Nosotros, actores contemporáneos occidentales, hemos sentido envidia por la presencia que da el trance, y lo hemos buscado. Muchas veces con resultados deplorables, imitando fuerzas que no nos están permitidas y hurgando en culturas que no nos pertenecen. Con el tiempo nos hemos dado cuenta que parte de nuestra búsqueda estaba en otro lado. Que el teatro no podía reducirse a decir un texto preexistente, que debíamos movernos en el umbral, cuestionando nuestros conocimientos, nuestras seguridades, y así, hemos aprendido a entrenar nuestro cuerpo y nuestra voz para descubrir qué cosa pueden expresar más allá de nuestras intenciones. Hemos vuelto a valorar nuestras tradiciones y descubierto cuántas brasas encendidas hay escondidas bajo las cenizas. El teatro ha dejado de ser una sola cosa para nosotros, y los actores, hoy lo sabemos, no pueden seguir apareciendo impunemente de una matriz hecha sólo de dicción y clases de aeróbica. Hemos gastado nuestros mejores años en descubrir estas cosas y hoy tratamos de transmitirlas a nuestros alumnos, para intentar ahorrarles esfuerzos e inútiles espejismos. En fondo, un actor, es alguien que trata de arrancarse a través de formas, el presente que le quema dentro del cuerpo.

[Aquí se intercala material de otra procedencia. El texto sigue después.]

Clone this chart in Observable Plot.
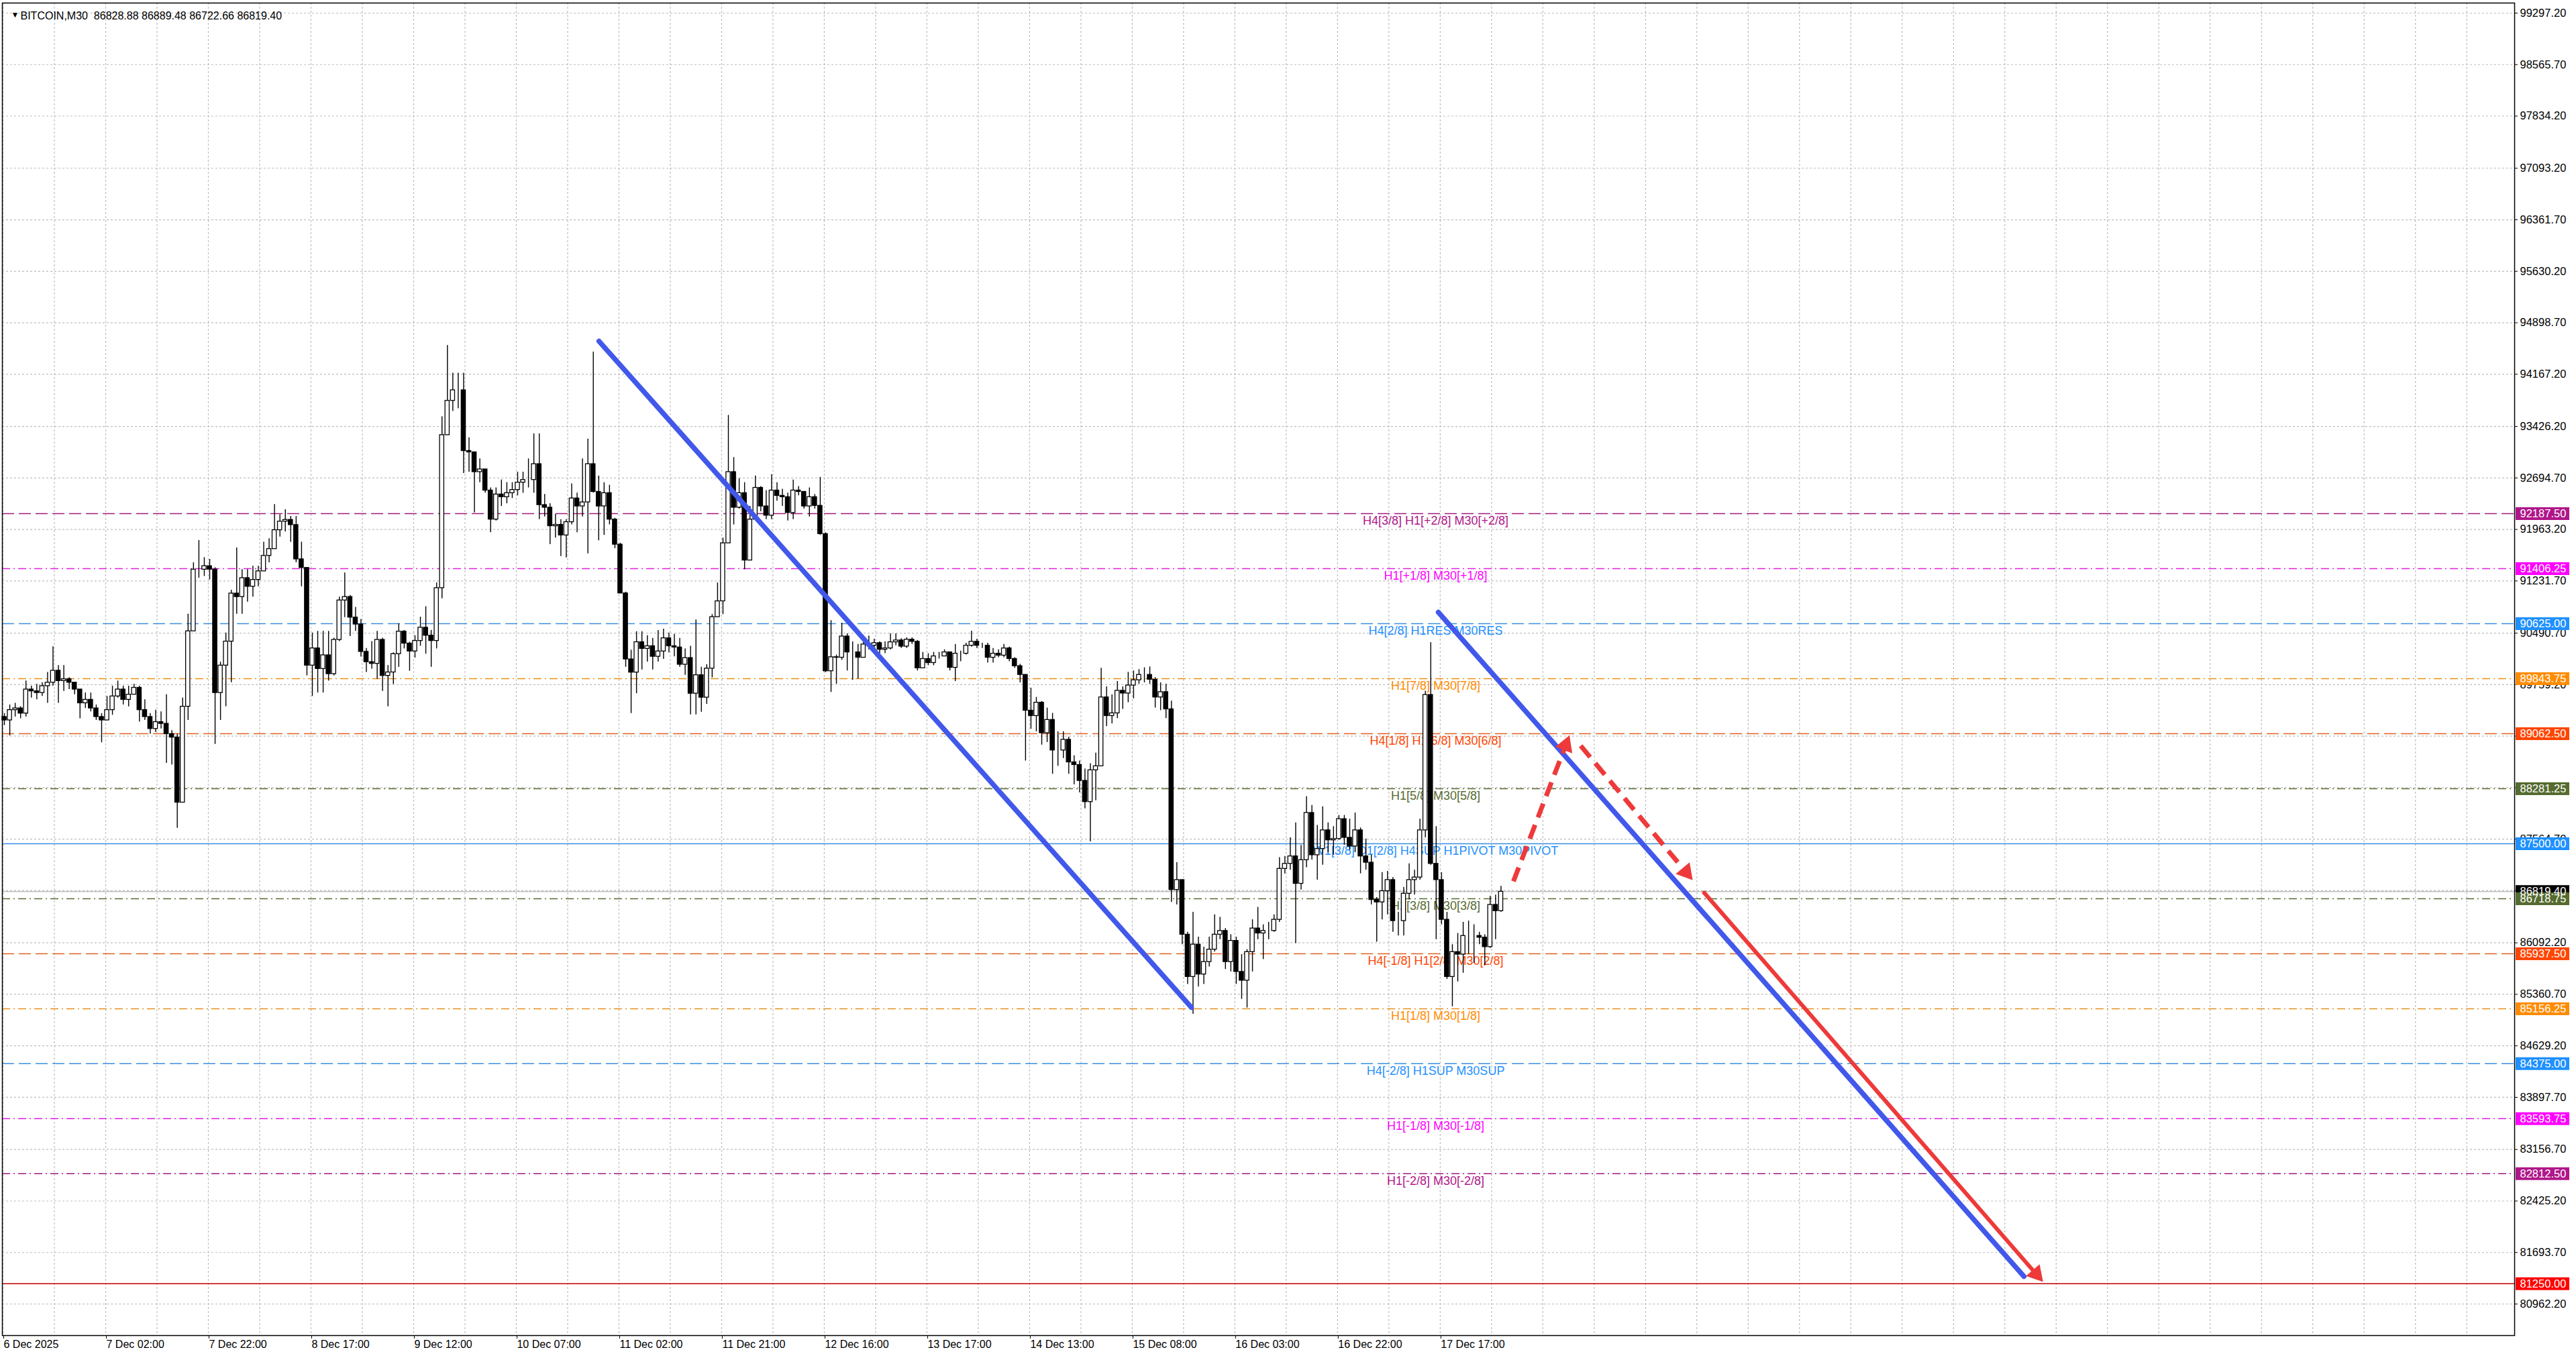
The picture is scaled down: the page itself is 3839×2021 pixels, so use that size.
<!DOCTYPE html>
<html><head><meta charset="utf-8">
<script src="https://cdn.jsdelivr.net/npm/d3@7"></script>
<script src="https://cdn.jsdelivr.net/npm/@observablehq/plot@0.6"></script>
<style>
html,body{margin:0;padding:0;background:#fff;}
body{width:3839px;height:2021px;overflow:hidden;}
</style></head><body><div id="chart"></div>
<script>
// ---------- DATA (H1 candles; open = previous close) ----------
const firstOpen = 89301;
const close = [
89253,89399,89423,89350,89691,89666,89642,89739,89788,89958,
89812,89837,89788,89691,89496,89545,89423,89301,89253,89399,
89593,89691,89545,89618,89715,89399,89301,89131,89228,89204,
89058,89009,88085,89447,90518,91394,91394,91443,91394,89642,
90031,90372,91054,91005,91273,91151,91248,91370,91589,91686,
91954,92076,92100,92027,91540,91418,90031,90275,89983,90177,
89910,90396,90956,91005,90713,90615,90226,90080,90056,90396,
89885,89934,90194,90513,90344,90232,90381,90569,90456,90381,
91131,93304,93791,93941,93941,93079,93060,92779,92817,92517,
92105,92461,92423,92480,92525,92630,92667,92667,92892,92311,
92274,92011,92030,91880,92068,92405,92292,92349,92892,92498,
92292,92480,92105,91749,91056,90119,89932,90363,90269,90306,
90157,90232,90419,90306,90288,90044,90138,89632,89894,89576,
89988,90719,90944,91768,92779,92274,92480,91524,92105,92555,
92292,92161,92517,92442,92423,92199,92517,92498,92292,92423,
92300,91899,89951,90150,90143,90444,90219,90219,90143,90331,
90313,90350,90256,90275,90362,90388,90301,90399,90369,89993,
90125,90068,90162,90162,90219,90000,90200,90200,90313,90369,
90313,90313,90143,90200,90173,90275,90125,90023,89899,89391,
89315,89504,89071,89259,88826,88826,88977,88657,88619,88394,
88093,88544,88601,89579,89315,89353,89673,89635,89748,89823,
89899,89899,89831,89579,89654,89410,86844,86985,86209,85609,
86068,85644,85821,85997,86209,86262,85821,86121,85680,85556,
85962,86297,86227,86262,86262,86421,87144,87215,87321,86932,
87268,87938,87338,87426,87691,87550,87568,87850,87585,87462,
87691,87321,87232,86703,86668,86827,86985,86403,86403,86791,
86985,87021,87691,89614,87215,86985,86421,85609,85962,85927,
86191,86191,86191,86167,86033,86632,86544,86819.4];
const high = [
89350,89472,89496,89447,89812,89739,89764,89788,89934,90299,
90031,90031,89861,89788,89691,89642,89642,89472,89350,89593,
89739,89812,89739,89739,89764,89739,89545,89350,89399,89374,
89618,89107,89058,89569,90761,91492,91808,91565,91540,91420,
90080,90494,91102,91701,91394,91394,91443,91443,91784,91832,
92319,92173,92246,92149,92149,91784,91418,90494,90518,90518,
90518,90421,91005,91346,91029,90859,90688,90275,90372,90518,
90421,90031,90213,90625,90531,90363,90456,90719,90868,90531,
91206,93566,94578,94185,94185,94185,93267,93042,92967,92817,
92555,92555,92667,92630,92630,92779,92779,92967,93323,93323,
92461,92330,92180,92105,92105,92611,92480,92967,93248,94484,
92723,92630,92592,92124,91768,91075,90250,90513,90513,90456,
90419,90531,90550,90494,90475,90419,90269,90306,90681,90007,
90044,90756,91206,91843,93585,92986,92686,92630,92292,92723,
92573,92517,92742,92630,92536,92480,92667,92573,92480,92555,
92461,92704,91918,90670,90181,90633,90482,90369,90331,90407,
90452,90407,90369,90369,90482,90482,90414,90426,90426,90388,
90219,90200,90219,90219,90256,90219,90331,90237,90350,90520,
90407,90350,90350,90275,90256,90331,90294,90143,90049,89899,
89711,89579,89522,89428,89353,89090,89090,89014,88751,88676,
88563,88638,88789,89993,89729,89616,89805,89729,89936,89955,
89974,90000,90012,89861,89786,89767,89526,87232,86985,86244,
86527,86174,86033,86174,86491,86456,86297,86209,86174,85927,
85997,86421,86597,86350,86385,86491,87303,87321,87585,87797,
87479,88168,88044,87762,88026,87797,87744,87903,87903,87850,
87938,87726,87568,87338,86738,87091,87109,87021,86527,86879,
87215,87126,87850,89667,90356,87744,87091,86527,86068,86227,
86385,86403,86350,86244,86209,86756,86774,86897];
const low = [
89180,89034,89301,89277,89301,89569,89545,89593,89496,89739,
89496,89666,89691,89618,89277,89423,89374,89253,88936,89301,
89326,89569,89472,89447,89642,89228,89253,89058,89082,89131,
88644,88620,87720,88085,89253,90713,91273,91297,91248,88912,
89253,89447,89788,90761,90761,90932,91005,91151,91394,91492,
91711,91857,91930,91784,91492,91151,89885,89593,89642,89642,
89812,89885,90372,90713,90445,90518,90153,89934,89983,89837,
89666,89447,89763,90007,90269,89951,90138,90306,90194,90007,
90269,90981,93304,93641,93679,92761,92779,92199,92630,92480,
91918,92086,92292,92330,92405,92442,92480,92555,92480,92105,
92143,91749,91843,91580,91562,92030,91918,92143,91618,92480,
91805,91880,92030,91693,91056,90007,89351,89632,89969,90082,
89969,90082,90119,90213,90157,90007,89894,89332,89332,89370,
89482,89857,90719,90756,91768,92030,92255,91393,91524,92105,
92217,92105,92105,92367,92292,92086,92105,92442,92255,92143,
92255,91880,89932,89650,89767,90106,89955,89823,89842,90143,
90256,90275,90181,90200,90256,90313,90275,90275,90331,89955,
89990,90030,90030,90125,90162,89955,89805,90087,90181,90294,
90275,90275,90068,90068,90143,90143,90087,89993,89786,88676,
89127,89090,88902,88939,88488,88601,88713,88488,88337,88224,
87998,87528,88111,88601,89165,89203,89278,89410,89504,89560,
89767,89786,89767,89428,89391,89278,86668,86632,86068,85503,
85080,85468,85503,85750,85962,86138,85715,85680,85503,85291,
85168,85680,86138,85856,86138,86244,86385,87074,87126,86085,
86844,87162,87268,86985,87197,87374,87338,87550,87479,87409,
87374,87074,87126,86632,86103,86421,86491,86244,86191,86191,
86703,86774,86985,87585,87197,86138,86350,85574,85186,85538,
85662,85927,85803,86068,85768,86015,86138,86527];

const headerSymbol = "BITCOIN,M30";
const headerOHLC = [86828.88, 86889.48, 86722.66, 86819.40];

const yTicks = [99297.20,98565.70,97834.20,97093.20,96361.70,95630.20,94898.70,94167.20,93426.20,
  92694.70,91963.20,91231.70,90490.70,89759.20,89027.70,88296.20,87564.70,86833.20,86092.20,
  85360.70,84629.20,83897.70,83156.70,82425.20,81693.70,80962.20];

const timeLabels = ["6 Dec 2025","7 Dec 02:00","7 Dec 22:00","8 Dec 17:00","9 Dec 12:00","10 Dec 07:00",
  "11 Dec 02:00","11 Dec 21:00","12 Dec 16:00","13 Dec 17:00","14 Dec 13:00","15 Dec 08:00",
  "16 Dec 03:00","16 Dec 22:00","17 Dec 17:00"];
const timeLabelBars = [0,38,76,114,152,190,228,266,304,342,380,418,456,494,532]; // M30 bar index
const gridBars = d3.range(0, 930, 19);

const levelPrices = [92187.50,91406.25,90625.00,89843.75,89062.50,88281.25,87500.00,86718.75,85937.50,85156.25,84375.00,83593.75,82812.50,81250.00];
const levelNames = ["H4[3/8] H1[+2/8] M30[+2/8]","H1[+1/8] M30[+1/8]","H4[2/8] H1RES M30RES","H1[7/8] M30[7/8]",
  "H4[1/8] H1[6/8] M30[6/8]","H1[5/8] M30[5/8]","W1[3/8] D1[2/8] H4SUP H1PIVOT M30PIVOT","H1[3/8] M30[3/8]",
  "H4[-1/8] H1[2/8] M30[2/8]","H1[1/8] M30[1/8]","H4[-2/8] H1SUP M30SUP","H1[-1/8] M30[-1/8]","H1[-2/8] M30[-2/8]",""];
const levelColors = ["#B0168A","#FF00FF","#1E90FF","#FF8C00","#FF4500","#556B2F","#1E90FF","#556B2F","#FF4500","#FF8C00","#1E90FF","#FF00FF","#B0168A","#FF0000"];
const levelLineColors = ["#A0187E","#E020E0","#3A8FE0","#E8901A","#E0601E","#556B2F","#3A8FE0","#556B2F","#E0601E","#E8901A","#3A8FE0","#E020E0","#A0187E","#C00000"];
const levelStyles = ["dash","dashdot","dash","dashdot","dash","dashdot","solid","dashdot","dash","dashdot","dash","dashdot","dashdot","solid"];

// drawn objects: (M30 bar index, price) anchors
const trendBar1 = [220.6, 531.3], trendPrice1 = [94637, 90787];
const trendBar2 = [439.9, 748.1], trendPrice2 = [85174, 81353];
const arrowBar1 = [559.1, 584.0, 629.7], arrowPrice1 = [86966, 88891, 86804];
const arrowBar2 = [579.7, 625.2, 754.9], arrowPrice2 = [89024, 86994, 81287];
const arrowDashed = [true, true, false];

// ---------- LAYOUT ----------
const W = 3839, H = 2021;
const mL = 3, mR = 92, mT = 4, mB = 31;
const xDomain = [-0.25, 929.7];
const yDomain = [80514.3, 99440.1];
const plotW = W - mL - mR, plotH = H - mT - mB;
const kx = plotW / (xDomain[1] - xDomain[0]);
const ky = plotH / (yDomain[1] - yDomain[0]);
const AXIS_FONT = "'Liberation Sans',Arial,sans-serif";
const LABEL_FONT = "'Liberation Sans',Arial,sans-serif";
const BLUE = "#4258EA", RED = "#EE3A3A";
const fmt = d3.format(".2f");

const candles = close.map((c, j) => {
  const o = j === 0 ? firstOpen : close[j - 1];
  return {bar: 2 * j + 0.5, o, c, h: Math.max(high[j], o, c), l: Math.min(low[j], o, c)};
});
const lastBar = candles[candles.length - 1].bar;
const lastClose = close[close.length - 1];
const labelBar = lastBar - 24.2;

const levels = levelPrices.map((p, i) => ({p, name: levelNames[i], color: levelColors[i], line: levelLineColors[i], style: levelStyles[i]}));
const boxes = [{p: lastClose, color: "#000000"}, ...levels.map(d => ({p: d.p, color: d.color}))];

const trends = trendBar1.map((b, i) => ({b1: b, p1: trendPrice1[i], b2: trendBar2[i], p2: trendPrice2[i]}));
const arrows = arrowBar1.map((b, i) => {
  const a = {b1: b, p1: arrowPrice1[i], b2: arrowBar2[i], p2: arrowPrice2[i], dashed: arrowDashed[i]};
  const dx = (a.b2 - a.b1) * kx, dy = -(a.p2 - a.p1) * ky;
  const len = Math.hypot(dx, dy), ux = dx / len, uy = dy / len;
  const back = 14;
  a.hb = a.b2 - ux * back / kx;
  a.hp = a.p2 + uy * back / ky;
  const sb = 16;
  a.sb = a.b2 - ux * sb / kx;
  a.sp = a.p2 + uy * sb / ky;
  a.angle = Math.atan2(dx, -dy) * 180 / Math.PI;
  return a;
});

const labelMap = new Map(timeLabelBars.map((b, i) => [b, timeLabels[i]]));
const header = headerSymbol + "\u00A0\u00A0" + headerOHLC.map(fmt).join(" ");

const chart = Plot.plot({
  width: W, height: H,
  marginLeft: mL, marginRight: mR, marginTop: mT, marginBottom: mB,
  style: {background: "#ffffff", fontFamily: AXIS_FONT, fontSize: "16.5px", color: "#000"},
  x: {type: "linear", domain: xDomain, axis: null},
  y: {type: "linear", domain: yDomain, axis: null},
  color: {type: "identity"},
  marks: [
    Plot.gridY(yTicks, {stroke: "#BDBDBD", strokeOpacity: 1, strokeWidth: 1.2, strokeDasharray: "3,3"}),
    Plot.gridX(gridBars, {stroke: "#BDBDBD", strokeOpacity: 1, strokeWidth: 1.2, strokeDasharray: "3,3"}),
    Plot.ruleY([lastClose], {stroke: "#C0C0C0", strokeWidth: 1.5}),
    Plot.ruleY(levels.filter(d => d.style === "dash"), {y: "p", stroke: "line", strokeWidth: 1.5, strokeDasharray: "18,7"}),
    Plot.ruleY(levels.filter(d => d.style === "dashdot"), {y: "p", stroke: "line", strokeWidth: 1.5, strokeDasharray: "12,5,2,5"}),
    Plot.ruleY(levels.filter(d => d.style === "solid"), {y: "p", stroke: "line", strokeWidth: 1.5}),
    Plot.text(levels.filter(d => d.name), {x: labelBar, y: "p", text: "name", fill: "color", lineAnchor: "top", dy: 4,
      fontSize: 18, fontFamily: LABEL_FONT, textAnchor: "middle"}),
    Plot.ruleX(candles, {x: "bar", y1: "l", y2: "h", stroke: "#000", strokeWidth: 1.4}),
    Plot.rect(candles, {x1: d => d.bar - 0.78, x2: d => d.bar + 0.78, y1: "o", y2: "c",
      fill: d => d.c >= d.o ? "#ffffff" : "#000000", stroke: "#000", strokeWidth: 1.3}),
    Plot.link(trends, {x1: "b1", y1: "p1", x2: "b2", y2: "p2", stroke: BLUE, strokeWidth: 7.5, strokeLinecap: "round"}),
    Plot.link(arrows.filter(d => d.dashed), {x1: "b1", y1: "p1", x2: "sb", y2: "sp", stroke: RED, strokeWidth: 7, strokeDasharray: "22,12"}),
    Plot.link(arrows.filter(d => !d.dashed), {x1: "b1", y1: "p1", x2: "sb", y2: "sp", stroke: RED, strokeWidth: 6, strokeLinecap: "round"}),
    Plot.dot(arrows, {x: "hb", y: "hp", symbol: "triangle", r: 10, fill: RED, stroke: "none", rotate: "angle"}),
    Plot.frame({stroke: "#000", strokeWidth: 1.5}),
    Plot.axisY(yTicks, {anchor: "right", tickSize: 4, tickPadding: 4, tickFormat: fmt, textAnchor: "start", label: null, fontSize: 16.5}),
    Plot.axisX(timeLabelBars, {anchor: "bottom", tickSize: 5, tickPadding: 2, tickFormat: d => labelMap.get(d), textAnchor: "start", dx: 1, label: null, fontSize: 16}),
    Plot.ruleY(boxes, {y: "p", stroke: "color", strokeWidth: 19, insetLeft: plotW + 2, insetRight: -82}),
    Plot.text(boxes, {y: "p", text: d => fmt(d.p), frameAnchor: "right", dx: 8, textAnchor: "start", fill: "#ffffff", fontSize: 16.5}),
    Plot.text(["\u25BC"], {frameAnchor: "top-left", dx: 13, dy: 13, fontSize: 12, fill: "#000", fontFamily: LABEL_FONT}),
    Plot.text([header], {frameAnchor: "top-left", dx: 27, dy: 13, textAnchor: "start", fontSize: 16, fill: "#000", fontFamily: LABEL_FONT})
  ]
});
document.getElementById("chart").appendChild(chart);
</script></body></html>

Esta relación de traspase entre teatro y ritual me apareció clara en un relato de Gabriel Martínez, el gran antropólogo chileno que fue durante muchos años también hombre de teatro. En la década del 60, junto a verónica Cereceda, su mujer, fundó un teatro en una comunidad indígena boliviana. No tenían luz eléctrica ni agua corriente, y en el lugar se hablaba solo quechua. Se encontraban por la noche, luego de las faenas agrícolas y trataban junto a los indígenas de hacer cosas "como si fueran verdaderas". Habían decidido trabajar sobre el mito del Meqalo, un personaje con cola de fuego que vigila entre las montañas y vigila el renacimiento del Inca. Los indígenas, cada noche, llamaban al Meqalo con tambores, alcohol, invocaciones y danzas. Pero el Meqalo no aparecía, porque era un mito que no tenía, o tal vez había perdido, su ritual.
Una noche subieron a buscarlo en lo alto de las montañas, donde estaban las tumbas de los antepasados. Y tampoco esa noche apareció el Meqalo. Comenzaban a intranquilizarse. Creían en una entidad que se negaba a darles un signo. hasta que una noche, algunos días más tarde, uno de los indígenas cayó a tierra, se alzó, comenzó a sacudir las alas y a correr alrededor de los otros. Todos se arrodillaron y dijeron con respeto. "Meqalo". Y él respondió: "¿Por qué me han llamado? Estoy muy ocupado. Díganme... ¿qué quieren?". Y ellos: "Queremos saber de nosotros, de nuestra vida, si nuestra vida va bien". El los tranquilizó. Volvió a correr alrededor de ellos y luego se derrumbó otra vez. Ese hombre había encontrado el modo, me contaba Gabriel, para sacarlos del callejón sin salida en que se habían metido. Había fingido ser el Meqalo y había usado las formas que conocía para representarlo. Sus compañeros lo habían seguido improvisando y le habían preguntado lo esencial. Que muy seguido, como en este caso, no puede tener respuesta.
El teatro había sustituido un ritual inexistente para dar, por un instante, forma y desahogo a un mito que desaparecía para siempre.
Debería acabar diciendo que estudio estos fenómenos para aclarame y tratar de definir una vez más, y otra y otra, el teatro que quiero hacer. Me encuentro en un espacio extraño, donde trato de unir experimentación, búsqueda y tradición, y formar actores sinceros y transparentes. Utilizo como recurso el grotesco, la yuxtaposición despiadada de trágico y humorístico. Me interesa el público en cuanto testimonio, me interesa sacudirlo, inquietarlo, hacerle reconocer en mi trabajo los rastros de su propia existencia. Busco todavía el milagro de la presencia del actor, y cuando alguno de mis compañeros por un instante lo logra, se lo agradezco largamente, porque eso me paga. Se que los cuerpos y las voces se encienden, y pueden encenderse cada día, y quisiera que en mi teatro fuera todo el presente a incendiarse e iluminar un poco más nuestra existencia.